Everyday there is a woman who balances on the edge of the first seat of the bus, getting off around two or three stops after I get on. She has short hair which is frayed and silvery. Her body is more round than the average Pole and she always wears a skirt with a gray sweater, and her veins stand out clearly on her pale legs. A couple of days ago the bus driver applied a bit too much force [on the break pedal] a bit too quickly. She tumbled out of her seat with a thud and cracked her head against the door of the glass enclosure around the driver. No one offered to help; no one asked her if she was okay. We PCVs stood watching, remembering that Chrissy told us that it is often better not to get involved. A bit ironic, for it is too late for us not to get involved . . .

The weather of late has been absolutely wretched. It as been overcast and windy with interspersed days of rain or sprinkling mist. It is good in a way: no sweating. Yet day after day of gloomy weather makes for a bit of emotional gloom.

Tomorrow I talk to my parents for the first time since I’ve been in Poland.

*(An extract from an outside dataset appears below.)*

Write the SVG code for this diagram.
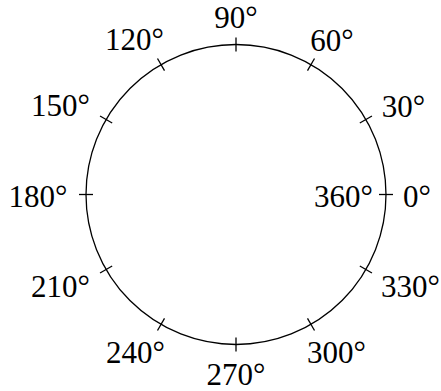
<svg xmlns="http://www.w3.org/2000/svg" width="441" height="391" viewBox="0 0 441 391">
<style>
.c{fill:none;stroke:#000;stroke-width:1.3}
.t{stroke:#000;stroke-width:1.3}
text{font-family:"Liberation Serif","DejaVu Serif",serif;font-size:31px;fill:#000;text-anchor:middle}
</style>
<rect width="441" height="391" fill="#fff"/>
<g id="circle"><circle class="c" cx="236" cy="194.5" r="150"/></g>
<g id="ticks">
<line class="t" x1="379" y1="194.5" x2="393" y2="194.5"/>
<line class="t" x1="359.84" y1="123" x2="371.96" y2="116"/>
<line class="t" x1="307.5" y1="70.66" x2="314.5" y2="58.54"/>
<line class="t" x1="236" y1="51.5" x2="236" y2="37.5"/>
<line class="t" x1="164.5" y1="70.66" x2="157.5" y2="58.54"/>
<line class="t" x1="112.16" y1="123" x2="100.04" y2="116"/>
<line class="t" x1="93" y1="194.5" x2="79" y2="194.5"/>
<line class="t" x1="112.16" y1="266" x2="100.04" y2="273"/>
<line class="t" x1="164.5" y1="318.34" x2="157.5" y2="330.46"/>
<line class="t" x1="236" y1="337.5" x2="236" y2="351.5"/>
<line class="t" x1="307.5" y1="318.34" x2="314.5" y2="330.46"/>
<line class="t" x1="359.84" y1="266" x2="371.96" y2="273"/>
</g>
<g id="labels">
<text x="236" y="28">90°</text>
<text x="332" y="51">60°</text>
<text x="403.5" y="117">30°</text>
<text x="417" y="207">0°</text>
<text x="343.5" y="207">360°</text>
<text x="410.5" y="297">330°</text>
<text x="336.5" y="363">300°</text>
<text x="236" y="385">270°</text>
<text x="135.5" y="363">240°</text>
<text x="60.5" y="297">210°</text>
<text x="38" y="207">180°</text>
<text x="60.5" y="116">150°</text>
<text x="134.5" y="50">120°</text>
</g>
</svg>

I’ve so much to ask them about: batteries for my BOSS; guitar; computer; books; posting letters on the Internet. I am eager to talk to them.

I had a most intriguing experience in the first language session this morning. We were to determine and describe the ideal woman/man. Of course we were divided by gender, which was quite interesting in our class. The three males in our class are . . . Wade . . . James . . . and I. The teacher called us up and told us, “Describe the ideal woman.” (In Polish, of course. Or something like that. I’m not even going to try to record her actual words here.) James handed me the marker and said, “She’s all yours, Gary.” Kerry pointed out this afternoon, “How often do you get to pick out the ideal woman with two gay men?” It’s quite a memory, I suppose.